- Nickname: Gugameri (Gogaji ka Niwas)
- Gogameri Location in Rajasthan, India Gogameri Gogameri (India)
- Coordinates: 29°09′26″N 75°01′44″E﻿ / ﻿29.157296°N 75.028982°E
- Country: India
- State: Rajasthan
- District: Hanumangarh

Government
- • Body: Gram panchayat

Languages
- • Official: Hindi
- Time zone: UTC+5:30 (IST)
- ISO 3166 code: RJ-IN
- Vehicle registration: RJ-49
- Website: https://gogamedi.org

= Gogamedi =

Gogamedi is a village of religious importance in the Hanumangarh district of Rajasthan (India), 30 km from Nohar, Rajasthan, 20 km from Bhadra, Rajasthan, 80 km from Hisar, 245 km from Delhi and 359 km from Jaipur.

==Gogamedi fair==
A grand fair is held at Gogamedi Gogaji Temple in August in memory of Gogaji (from Dadrewa village in Churu district).

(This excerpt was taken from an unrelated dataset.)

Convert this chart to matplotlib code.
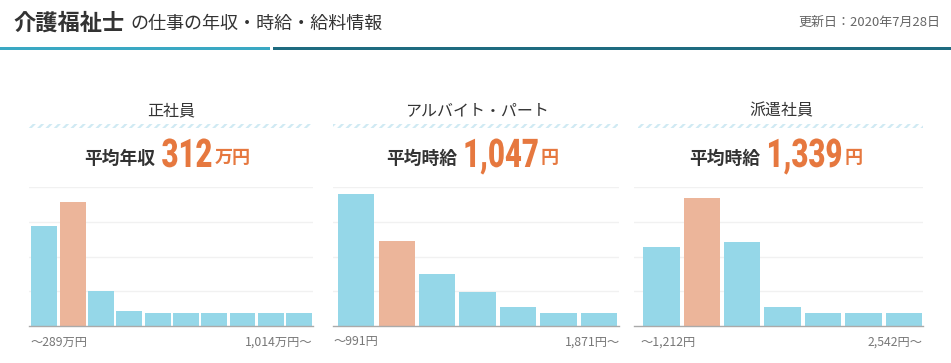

The fair is held from the ninth day of the dark half of Bhaadra (Goga Navami) to the eleventh day of the dark half of the same month.

==Location==
Gogamedi is accessible on NH 65 from Chandigarh; go straight to Hisar (Haryana) (230 km) and from Hisar take the road to Bhadra (60 km) and Gogamedi lies around 25 km from Nohar on the way to Bhadra. From Delhi take the NH09 to Hisar (165 km) and from Hisar take the road to Bhadra-Nohar.